If you find any mistakes, please make a comment! Thank you.

## Set of all strictly upper triangular matrices is a subgroup of general linear group

Let $n \in \mathbb{Z}^+$ and let $F$ be a field.Prove that the set $$UT_n^1(F) = \{ [a_{i,j}]_{i,j = 1}^n \in GL_n(F) \ |\ a_{i,j} = 0\ \mathrm{if}\ i > j, a_{i,i} = 1\ \mathrm{for\ all}\ i \}$$ is a subgroup of $GL_n(F)$.

Solution: First we prove some technical lemmas.

Lemma 1. If $A, B \in UT_n^1(F)$, then $AB \in UT_n^1(F)$.

Proof: We saw in a lemma to Exercise 2.1.16 that $AB \in UT_n(F)$. Now for all $i$ the $(i,i)$-entry of $AB$ is $\sum_{k=1}^n a_{i,k} b_{k,i}$. Note that for $k \neq i$, either $a_{i,k}$ or $b_{k,i}$ is 0, so all terms except $a_{i,i}b_{i,i} = 1$ drop out. So the $(i,i)$-entry of $AB$ is 1.

Lemma 2. If $A \in UT_n^1(F)$ and $AB = I$, then $B \in UT_n^1(F)$.

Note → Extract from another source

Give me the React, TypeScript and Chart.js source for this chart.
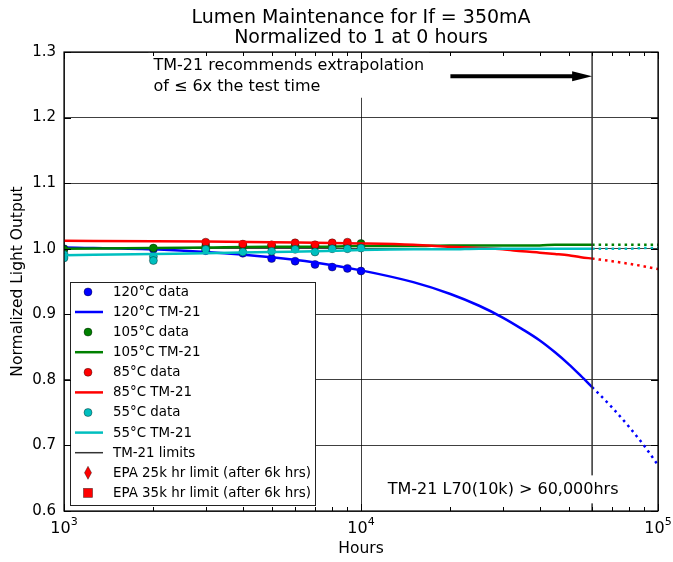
import React, { useEffect, useRef } from 'react';
import { Chart, registerables } from 'chart.js';

Chart.register(...registerables);

const FONT = "'DejaVu Sans', sans-serif";

const titleLines = ['Lumen Maintenance for If = 350mA', 'Normalized to 1 at 0 hours'];
const xAxisLabel = 'Hours';
const yAxisLabel = 'Normalized Light Output';

const yTicks = [0.6, 0.7, 0.8, 0.9, 1.0, 1.1, 1.2, 1.3];
const xMajorTicks = [1000, 10000, 100000];
const xTickExponents = ['3', '4', '5'];
const xMinorTicks = [2000, 3000, 4000, 5000, 6000, 7000, 8000, 9000, 20000, 30000, 40000, 50000, 60000, 70000, 80000, 90000];

// measured data
const hours120 = [1000, 2000, 3000, 4000, 5000, 6000, 7000, 8000, 9000, 10000];
const data120 = [1.0, 0.999, 0.997, 0.993, 0.985, 0.981, 0.976, 0.972, 0.970, 0.966];
const hours105 = [1000, 2000, 3000, 4000, 5000, 6000, 7000, 8000, 9000, 10000];
const data105 = [0.999, 1.001, 1.004, 1.004, 1.004, 1.005, 1.005, 1.005, 1.006, 1.008];
const hours85 = [3000, 4000, 5000, 6000, 7000, 8000, 9000];
const data85 = [1.010, 1.007, 1.006, 1.009, 1.006, 1.009, 1.010];
const hours55 = [1000, 1000, 2000, 2000, 3000, 4000, 5000, 6000, 7000, 8000, 9000, 10000];
const data55 = [0.991, 0.986, 0.988, 0.982, 0.999, 0.995, 0.996, 0.999, 0.995, 1.0, 1.0, 1.001];

// TM-21 fits (within 6x limit)
const fitHours = [1000, 2000, 3000, 5000, 7000, 10000, 15000, 20000, 25000, 30000, 35000, 40000, 45000, 50000, 55000, 60000];
const fit120 = [1.002, 0.999, 0.995, 0.987, 0.979, 0.967, 0.949, 0.931, 0.913, 0.895, 0.877, 0.860, 0.842, 0.824, 0.806, 0.789];
const fit105 = [1.0, 1.001, 1.002, 1.003, 1.003, 1.004, 1.004, 1.005, 1.005, 1.005, 1.005, 1.005, 1.006, 1.006, 1.006, 1.006];
const fit85 = [1.012, 1.0115, 1.011, 1.010, 1.009, 1.008, 1.006, 1.003, 1.001, 0.999, 0.996, 0.994, 0.992, 0.990, 0.987, 0.985];
const fit55 = [0.990, 0.992, 0.993, 0.995, 0.996, 0.998, 0.999, 0.999, 1.0, 1.0, 1.0, 1.0, 1.0, 1.0, 1.0, 1.0];

// extrapolation beyond limit
const extHours = [60000, 70000, 80000, 90000, 100000];
const ext120 = [0.789, 0.758, 0.728, 0.699, 0.670];
const ext105 = [1.006, 1.006, 1.006, 1.006, 1.006];
const ext85 = [0.985, 0.981, 0.977, 0.973, 0.969];
const ext55 = [1.0, 1.0, 1.0, 1.001, 1.001];

const limitHours = [60000, 60000];
const limitValues = [0.6, 1.3];

const arrowHours = [20000, 60000];
const arrowValue = 1.263;

const noteTopLines = ['TM-21 recommends extrapolation', 'of \u2264 6x the test time'];
const noteTopHours = 2000;
const noteTopValues = [1.279, 1.247];
const noteBottom = 'TM-21 L70(10k) > 60,000hrs';
const noteBottomHours = 12300;
const noteBottomValue = 0.633;

const legendLabels = [
  '120\u00b0C data', '120\u00b0C TM-21', '105\u00b0C data', '105\u00b0C TM-21',
  '85\u00b0C data', '85\u00b0C TM-21', '55\u00b0C data', '55\u00b0C TM-21',
  'TM-21 limits', 'EPA 25k hr limit (after 6k hrs)', 'EPA 35k hr limit (after 6k hrs)',
];
const legendKinds = ['dot', 'line', 'dot', 'line', 'dot', 'line', 'dot', 'line', 'line', 'diamond', 'square'];

const BLUE = '#0000ff';
const GREEN = '#008000';
const RED = '#ff0000';
const CYAN = '#00bfbf';
const LIMIT = '#333333';
const legendColors = [BLUE, BLUE, GREEN, GREEN, RED, RED, CYAN, CYAN, LIMIT, RED, RED];

const zip = (xs: number[], ys: number[]) => xs.map((x, i) => ({ x, y: ys[i] }));

function scatterSet(label: string, xs: number[], ys: number[], color: string, order: number) {
  return {
    label, data: zip(xs, ys), showLine: false, order,
    pointRadius: 4, pointHoverRadius: 4,
    backgroundColor: color, borderColor: 'rgba(0,0,0,0.55)', borderWidth: 0.7,
  };
}
function lineSet(label: string, xs: number[], ys: number[], color: string, order: number, dotted = false, width = 2.5) {
  return {
    label, data: zip(xs, ys), showLine: true, order,
    pointRadius: 0, pointHoverRadius: 0, borderColor: color, backgroundColor: color,
    borderWidth: width, borderDash: dotted ? [2.5, 4] : [], cubicInterpolationMode: 'monotone' as const,
    fill: false,
  };
}

const overlay = {
  id: 'overlay',
  afterDatasetsDraw(chart: any) {
    const ctx: CanvasRenderingContext2D = chart.ctx;
    const a = chart.chartArea;
    const xs = chart.scales.x;
    const ys = chart.scales.y;
    ctx.save();
    ctx.fillStyle = '#000';
    ctx.textBaseline = 'middle';

    // top note with white box
    ctx.font = `16px ${FONT}`;
    const tx = xs.getPixelForValue(noteTopHours);
    const ty = noteTopValues.map((v) => ys.getPixelForValue(v));
    const tw = Math.max(...noteTopLines.map((l) => ctx.measureText(l).width));
    ctx.fillStyle = '#fff';
    ctx.fillRect(tx - 5, ty[0] - 13, tw + 10, ty[1] - ty[0] + 24);
    ctx.fillStyle = '#000';
    ctx.textAlign = 'left';
    noteTopLines.forEach((l, i) => ctx.fillText(l, tx, ty[i]));

    // bottom note with white box
    const bx = xs.getPixelForValue(noteBottomHours);
    const by = ys.getPixelForValue(noteBottomValue);
    const bw = ctx.measureText(noteBottom).width;
    ctx.fillStyle = '#fff';
    ctx.fillRect(bx - 5, by - 14, bw + 10, 28);
    ctx.fillStyle = '#000';
    ctx.fillText(noteBottom, bx, by);

    // arrow
    const ax0 = xs.getPixelForValue(arrowHours[0]);
    const ax1 = xs.getPixelForValue(arrowHours[1]);
    const ay = ys.getPixelForValue(arrowValue);
    ctx.strokeStyle = '#000';
    ctx.lineWidth = 4;
    ctx.beginPath();
    ctx.moveTo(ax0, ay);
    ctx.lineTo(ax1 - 16, ay);
    ctx.stroke();
    ctx.beginPath();
    ctx.moveTo(ax1, ay);
    ctx.lineTo(ax1 - 20, ay - 5);
    ctx.lineTo(ax1 - 20, ay + 5);
    ctx.closePath();
    ctx.fill();

    // legend
    const lx = a.left + 6;
    const lb = a.bottom - 6;
    const rowH = 20.1;
    const lh = rowH * legendLabels.length + 2;
    const ly = lb - lh;
    ctx.fillStyle = '#fff';
    ctx.fillRect(lx, ly, 245, lh);
    ctx.strokeStyle = '#222';
    ctx.lineWidth = 1;
    ctx.strokeRect(Math.round(lx) + 0.5, Math.round(ly) + 0.5, 245, Math.round(lh));
    ctx.font = `13.4px ${FONT}`;
    ctx.textAlign = 'left';
    legendLabels.forEach((label, i) => {
      const cy = ly + 10 + i * rowH;
      const cx = lx + 18;
      const col = legendColors[i];
      const kind = legendKinds[i];
      if (kind === 'dot') {
        ctx.beginPath();
        ctx.arc(cx, cy, 4, 0, Math.PI * 2);
        ctx.fillStyle = col;
        ctx.fill();
        ctx.strokeStyle = 'rgba(0,0,0,0.55)';
        ctx.lineWidth = 0.7;
        ctx.stroke();
      } else if (kind === 'line') {
        ctx.beginPath();
        ctx.moveTo(lx + 5, cy);
        ctx.lineTo(lx + 33, cy);
        ctx.strokeStyle = col;
        ctx.lineWidth = label === 'TM-21 limits' ? 1.5 : 2.5;
        ctx.stroke();
      } else if (kind === 'diamond') {
        ctx.beginPath();
        ctx.moveTo(cx, cy - 6.5);
        ctx.lineTo(cx + 3.5, cy);
        ctx.lineTo(cx, cy + 6.5);
        ctx.lineTo(cx - 3.5, cy);
        ctx.closePath();
        ctx.fillStyle = col;
        ctx.fill();
        ctx.strokeStyle = 'rgba(0,0,0,0.55)';
        ctx.lineWidth = 0.7;
        ctx.stroke();
      } else {
        ctx.fillStyle = col;
        ctx.fillRect(cx - 4.5, cy - 4.5, 9, 9);
        ctx.strokeStyle = 'rgba(0,0,0,0.55)';
        ctx.lineWidth = 0.7;
        ctx.strokeRect(cx - 4.5, cy - 4.5, 9, 9);
      }
      ctx.fillStyle = '#000';
      ctx.fillText(label, lx + 43, cy + 0.5);
    });

    // frame
    ctx.strokeStyle = '#000';
    ctx.lineWidth = 1.2;
    ctx.strokeRect(a.left, a.top, a.right - a.left, a.bottom - a.top);
    // ticks
    ctx.lineWidth = 1;
    ctx.beginPath();
    xMajorTicks.forEach((v) => {
      const px = Math.round(xs.getPixelForValue(v)) + 0.5;
      ctx.moveTo(px, a.bottom); ctx.lineTo(px, a.bottom - 7);
      ctx.moveTo(px, a.top); ctx.lineTo(px, a.top + 7);
    });
    xMinorTicks.forEach((v) => {
      const px = Math.round(xs.getPixelForValue(v)) + 0.5;
      ctx.moveTo(px, a.bottom); ctx.lineTo(px, a.bottom - 4);
      ctx.moveTo(px, a.top); ctx.lineTo(px, a.top + 4);
    });
    yTicks.forEach((v) => {
      const py = Math.round(ys.getPixelForValue(v)) + 0.5;
      ctx.moveTo(a.left, py); ctx.lineTo(a.left + 7, py);
      ctx.moveTo(a.right, py); ctx.lineTo(a.right - 7, py);
    });
    ctx.stroke();

    // x tick labels 10^n
    ctx.textBaseline = 'alphabetic';
    ctx.textAlign = 'left';
    xMajorTicks.forEach((v, i) => {
      const px = xs.getPixelForValue(v);
      ctx.font = `16px ${FONT}`;
      const w1 = ctx.measureText('10').width;
      ctx.font = `11px ${FONT}`;
      const w2 = ctx.measureText(xTickExponents[i]).width;
      const start = px - (w1 + w2) / 2;
      ctx.font = `16px ${FONT}`;
      ctx.fillText('10', start, 533);
      ctx.font = `11px ${FONT}`;
      ctx.fillText(xTickExponents[i], start + w1, 525);
    });

    // title
    ctx.textAlign = 'center';
    ctx.font = `19px ${FONT}`;
    const cxm = (a.left + a.right) / 2;
    ctx.fillText(titleLines[0], cxm, 23);
    ctx.fillText(titleLines[1], cxm, 43);

    // axis labels
    ctx.font = `15.5px ${FONT}`;
    ctx.fillText(xAxisLabel, cxm, 553);
    ctx.save();
    ctx.translate(18, (a.top + a.bottom) / 2);
    ctx.rotate(-Math.PI / 2);
    ctx.textBaseline = 'middle';
    ctx.fillText(yAxisLabel, 0, 0);
    ctx.restore();

    ctx.restore();
  },
};

export default function App() {
  const ref = useRef<HTMLCanvasElement | null>(null);
  useEffect(() => {
    if (!ref.current) return;
    const gridColor = 'rgba(0,0,0,0.75)';
    const datasets: any[] = [
      scatterSet('120\u00b0C data', hours120, data120, BLUE, 100),
      lineSet('120\u00b0C TM-21', fitHours, fit120, BLUE, 99),
      lineSet('120\u00b0C ext', extHours, ext120, BLUE, 98, true),
      scatterSet('105\u00b0C data', hours105, data105, GREEN, 97),
      lineSet('105\u00b0C TM-21', fitHours, fit105, GREEN, 96),
      lineSet('105\u00b0C ext', extHours, ext105, GREEN, 95, true),
      scatterSet('85\u00b0C data', hours85, data85, RED, 94),
      lineSet('85\u00b0C TM-21', fitHours, fit85, RED, 93),
      lineSet('85\u00b0C ext', extHours, ext85, RED, 92, true),
      scatterSet('55\u00b0C data', hours55, data55, CYAN, 91),
      lineSet('55\u00b0C TM-21', fitHours, fit55, CYAN, 90),
      lineSet('55\u00b0C ext', extHours, ext55, CYAN, 89, true),
      lineSet('TM-21 limits', limitHours, limitValues, LIMIT, 88, false, 1.5),
    ];
    const chart = new Chart(ref.current, {
      type: 'scatter',
      data: { datasets },
      options: {
        animation: false,
        responsive: false,
        maintainAspectRatio: false,
        events: [],
        layout: { padding: { left: 0, right: 15, top: 52, bottom: 0 } },
        plugins: { legend: { display: false }, tooltip: { enabled: false }, title: { display: false } },
        scales: {
          x: {
            type: 'logarithmic', min: 1000, max: 100000,
            afterBuildTicks: (s: any) => { s.ticks = xMajorTicks.map((v) => ({ value: v })); },
            afterFit: (s: any) => { s.height = 51; },
            ticks: { display: false },
            grid: { color: gridColor, lineWidth: 1, drawTicks: false },
            border: { display: false },
          },
          y: {
            type: 'linear', min: 0.6, max: 1.3,
            afterBuildTicks: (s: any) => { s.ticks = yTicks.map((v) => ({ value: v })); },
            afterFit: (s: any) => { s.width = 64; },
            ticks: {
              callback: (v: any) => Number(v).toFixed(1),
              font: { family: FONT, size: 15 }, color: '#000', padding: 8,
            },
            grid: { color: gridColor, lineWidth: 1, drawTicks: false },
            border: { display: false },
          },
        },
      } as any,
      plugins: [overlay],
    });
    return () => chart.destroy();
  }, []);
  return (
    <div style={{ position: 'absolute', left: 0, top: 0, width: 673, height: 562, background: '#fff' }}>
      <canvas ref={ref} width={673} height={562} style={{ width: 673, height: 562, display: 'block' }} />
    </div>
  );
}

Proof: Proof: We saw in a lemma Exercise 2.1.16 that $B \in UT_n(F)$. Now we have $\sum_{k=1}^n a_{i,k}b_{k,i} = 1$ for all $i$. Note that for $k \neq i$, either $a_{i,k} or b_{k,i}$ is $0$, so all terms in the sum except $a_{i,i}b_{i,i} = 1 \cdot b_{i,i}$ drop out. Then $b_{i,i} = 1$.

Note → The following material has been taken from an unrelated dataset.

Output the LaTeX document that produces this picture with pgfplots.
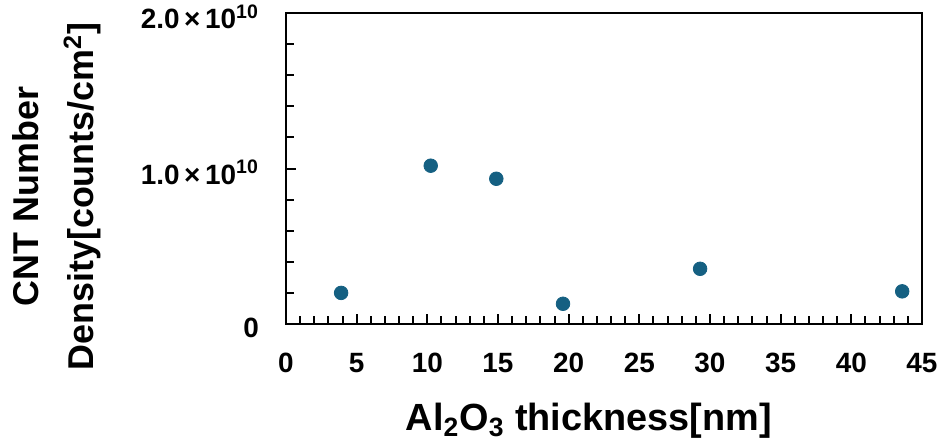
\documentclass[border=0pt]{standalone}
\usepackage{fontspec}
\setmainfont{Liberation Sans}
\usepackage{pgfplots}
\pgfplotsset{compat=1.18}
\definecolor{mk}{HTML}{156082}
\begin{document}
\begin{tikzpicture}
\begin{axis}[
 scale only axis, width=318bp, height=155.5bp,
 xmin=0, xmax=45, ymin=0, ymax=2e10,
 axis line style={line width=1bp},
 tick align=inside, xtick pos=bottom, ytick pos=left,
 xtick={0,5,...,45}, minor x tick num=4,
 xticklabels={0,5,10,15,20,25,30,35,40,45},
 ytick={0,1e10,2e10}, minor y tick num=4,
 yticklabels={0, 1.0\,×\,10\textsuperscript{10}, 2.0\,×\,10\textsuperscript{10}},
 scaled y ticks=false,
 major tick length=5bp, minor tick length=4bp,
 every tick/.style={black, line width=1bp},
 ticklabel style={font=\fontsize{14}{16}\selectfont\bfseries},
 xticklabel style={yshift=-11bp},
 yticklabel style={xshift=-10bp, yshift=-2bp},
 xlabel={Al\textsubscript{2}O\textsubscript{3} thickness[nm]},
 xlabel style={font=\fontsize{19}{23}\selectfont\bfseries, at={(axis description cs:0.476,-0.31)}, anchor=center},
 ylabel={CNT Number\\Density[counts/cm\textsuperscript{2}]},
 ylabel style={font=\fontsize{18}{27.5}\selectfont\bfseries, align=center, at={(axis description cs:-0.36,0.41)}, anchor=center},
]
\addplot[only marks, mark=*, mark size=3.4bp, mark options={fill=mk, draw=mk}] coordinates {
 (3.9,2.0e9) (10.24,1.018e10) (14.88,9.34e9) (19.6,1.3e9) (29.3,3.55e9) (43.6,2.1e9)
};
\end{axis}
\pgfresetboundingbox
\path[use as bounding box] (-143bp,-61bp) rectangle (329bp,162bp);
\end{tikzpicture}
\end{document}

Now to the main result. Note that $UT_n^1(F)$ is not empty since $I \in UT_n^1(F)$.

Now let $A,B \in UT_n^1(F)$. By Lemma 2, $B^{-1} \in UT_n^1(F)$, and by Lemma 1, $AB^{-1} \in UT_n^1(F)$. By the subgroup criterion, $UT_n^1(F) \leq GL_n(F)$.